Como médica, he tenido que visitar a los pacientes en sus casas, por la falta de centros de salud. Esta vivienda en Yasuní es de un hombre de 67 años con hipertensión. Fotografía de Yiara García para GK.
Esta es una de las razones por las que, me han contado los padres que van a la consulta, aumenta la deserción escolar. Los papás ponen a sus hijos a trabajar en el campo a muy temprana edad por la brecha económica y geográfica que impide a los jóvenes acceder a la educación superior.
A pesar de todas estas historias dolorosas que he visto de primera mano, mi estadía en la Amazonía me llevó a conocer también otra cara. Una que muestra cómo el petróleo no es la única salida para supuestamente mejorar la calidad de vida de sus habitantes.
Como doctora en Yasuní, tuve la oportunidad de visitar la comunidad kichwa Añangu, que vive cerca del bloque 14, dentro del Parque Nacional Yasuní. Un espacio del que se habla mucho ahora por la consulta popular por la que debemos votar el próximo 20 de agosto para decidir si seguir o no explotando el crudo del bloque 43.
Esta comunidad, fundada en 1976, está a cargo de conversar 21.465 hectáreas del Parque Nacional. Ha sido reconocida a nivel nacional e internacional por su trabajo en la preservación del ecosistema.

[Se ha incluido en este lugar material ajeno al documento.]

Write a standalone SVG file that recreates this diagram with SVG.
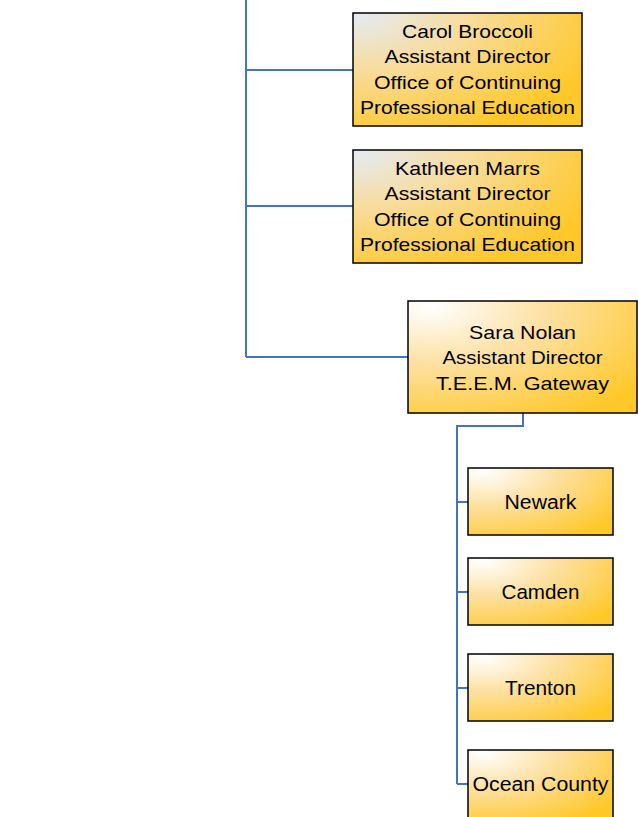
<svg xmlns="http://www.w3.org/2000/svg" width="638" height="817" viewBox="0 0 638 817">
<defs>
<radialGradient id="gb" cx="0" cy="0" r="1.15" fx="0" fy="0">
<stop offset="0" stop-color="#e4ebf6"/>
<stop offset="0.45" stop-color="#f8dc9a"/>
<stop offset="1" stop-color="#ffc829"/>
</radialGradient>
<radialGradient id="gw" cx="0.1" cy="0.05" r="1.15" fx="0.1" fy="0.05">
<stop offset="0" stop-color="#ffffff"/>
<stop offset="0.45" stop-color="#fde0a0"/>
<stop offset="1" stop-color="#ffc829"/>
</radialGradient>
</defs>
<style>
.box{stroke:#000;stroke-width:1.5}
.b{fill:url(#gb)}
.w{fill:url(#gw)}
text{font-family:"Liberation Sans",Arial,sans-serif;font-size:19px;fill:#000;text-anchor:middle}
.s{font-size:20.5px}
.c{fill:none;stroke:#4472c4;stroke-width:2}
</style>
<g id="connectors">
<path class="c" d="M246 0V357M246 70H353M246 206H353M246 357H408"/>
<path class="c" d="M523 413V426H457V784M457 502H468M457 592H468M457 688H468M457 784H468"/>
</g>
<g id="carol">
<rect class="box b" x="353" y="13" width="229" height="113"/>
<text x="467.5" y="38" textLength="131" lengthAdjust="spacingAndGlyphs">Carol Broccoli</text>
<text x="467.5" y="63" textLength="166" lengthAdjust="spacingAndGlyphs">Assistant Director</text>
<text x="467.5" y="89" textLength="187" lengthAdjust="spacingAndGlyphs">Office of Continuing</text>
<text x="467.5" y="114" textLength="215" lengthAdjust="spacingAndGlyphs">Professional Education</text>
</g>
<g id="kathleen">
<rect class="box b" x="353" y="150" width="229" height="113"/>
<text x="467.5" y="175" textLength="145" lengthAdjust="spacingAndGlyphs">Kathleen Marrs</text>
<text x="467.5" y="200" textLength="166" lengthAdjust="spacingAndGlyphs">Assistant Director</text>
<text x="467.5" y="226" textLength="187" lengthAdjust="spacingAndGlyphs">Office of Continuing</text>
<text x="467.5" y="251" textLength="215" lengthAdjust="spacingAndGlyphs">Professional Education</text>
</g>
<g id="sara">
<rect class="box w" x="408" y="301" width="229" height="112"/>
<text x="522.5" y="339" textLength="107" lengthAdjust="spacingAndGlyphs">Sara Nolan</text>
<text x="522.5" y="364" textLength="160" lengthAdjust="spacingAndGlyphs">Assistant Director</text>
<text x="522.5" y="390" textLength="173" lengthAdjust="spacingAndGlyphs">T.E.E.M. Gateway</text>
</g>
<g id="newark">
<rect class="box w" x="468" y="468" width="145" height="67"/>
<text class="s" x="540.5" y="509" textLength="72" lengthAdjust="spacingAndGlyphs">Newark</text>
</g>
<g id="camden">
<rect class="box w" x="468" y="558" width="145" height="67"/>
<text class="s" x="540.5" y="599" textLength="78" lengthAdjust="spacingAndGlyphs">Camden</text>
</g>
<g id="trenton">
<rect class="box w" x="468" y="654" width="145" height="67"/>
<text class="s" x="540.5" y="695" textLength="71" lengthAdjust="spacingAndGlyphs">Trenton</text>
</g>
<g id="ocean">
<rect class="box w" x="468" y="750" width="145" height="68"/>
<text class="s" x="540.5" y="791" textLength="136" lengthAdjust="spacingAndGlyphs">Ocean County</text>
</g>
</svg>
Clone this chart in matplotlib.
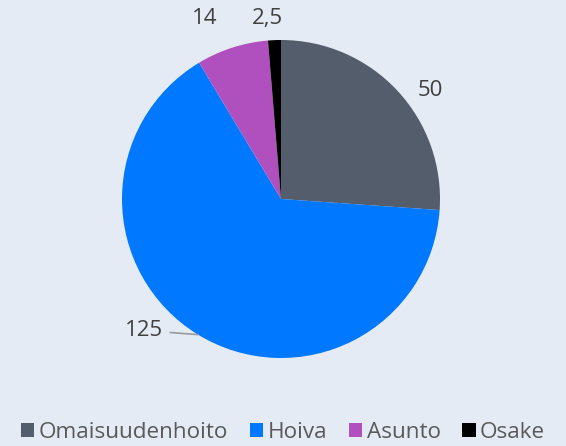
import numpy as np
import matplotlib.pyplot as plt
from matplotlib.patches import Patch

plt.rcParams['font.family'] = ['Open Sans', 'DejaVu Sans']

categories = ['Omaisuudenhoito', 'Hoiva', 'Asunto', 'Osake']
values = [50, 125, 14, 2.5]
value_labels = ['50', '125', '14', '2,5']
colors = ['#535D6C', '#0078FF', '#B04FBE', '#000000']
bg = '#E4EBF5'

fig = plt.figure(figsize=(5.66, 4.46), dpi=100, facecolor=bg)
ax = fig.add_axes([122/566, 88/446, 318/566, 318/446])
ax.set_facecolor(bg)

wedges, _ = ax.pie(values, colors=colors, startangle=90, counterclock=False,
                   radius=1.0, wedgeprops=dict(linewidth=0))
ax.set_xlim(-1, 1)
ax.set_ylim(-1, 1)
ax.set_aspect('equal')

# value labels outside the wedges
offsets = [-7, 0, 5, 2]
dists = [1.16, 1.19, 1.23, 1.14]
for w, lab, off, d in zip(wedges, value_labels, offsets, dists):
    mid = np.deg2rad((w.theta1 + w.theta2) / 2 + off)
    if lab == '125':
        ex, ey = np.cos(mid), np.sin(mid)
        ax.annotate(lab, xy=(ex, ey), xytext=(-0.74, ey + 0.025),
                    ha='right', va='center', fontsize=16, color='#404040',
                    arrowprops=dict(arrowstyle='-', color='#9A9A9A', lw=1.2,
                                    shrinkA=3, shrinkB=0))
    else:
        ax.text(d * np.cos(mid), d * np.sin(mid), lab, ha='center', va='center',
                fontsize=16, color='#404040')

handles = [Patch(facecolor=c, edgecolor='none') for c in colors]
fig.legend(handles, categories, loc='lower center', bbox_to_anchor=(0.5, -0.038),
           ncol=4, frameon=False, fontsize=16.2, handlelength=0.6, handleheight=0.6,
           handletextpad=0.2, columnspacing=0.95, labelcolor='#595959')

fig.savefig('out.png', dpi=100, facecolor=bg)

En 1997, los kichwa Añangu encontraron en el turismo responsable una alternativa para no ser parte de la explotación petrolera. Ese año empezaron a construir el lodge que llamaron Napo Wildlife Center, con apoyo de organizaciones internacionales. El hotel, a las orillas de la laguna Añangucocha, empezó a funcionar en el año 2004.

Vivienda de paciente shuar en el Yasuní. Con la olla, él saca agua de un riachuelo cercano contaminado. Fotografía cortesía de Yiara García.
En el 2007 la comunidad asumió al 100% la administración siendo un ejemplo de desarrollo local y sumando otros proyectos sociales. Construyeron escuelas que reciben a niños de comunidades vecinas como Nueva Providencia, Pilche, Sani Isla, a quien además de darles vivienda y alimentación se les da oportunidades, como becas a los 3 mejores estudiantes de cada año en universidades nacionales o extranjeras.
Actualmente los kichwa Añangu están construyendo un dispensario médico. Cada mes, esta comunidad invierte en la compra de medicamentos.
Añangu es una historia de cooperación y de progreso, del que todos los ecuatorianos deberíamos aprender. En mi visita, les pregunté qué piensan de la explotación petrolera. Me dijeron que quieren que pare, que no se explote y que les devuelvan lo quitado.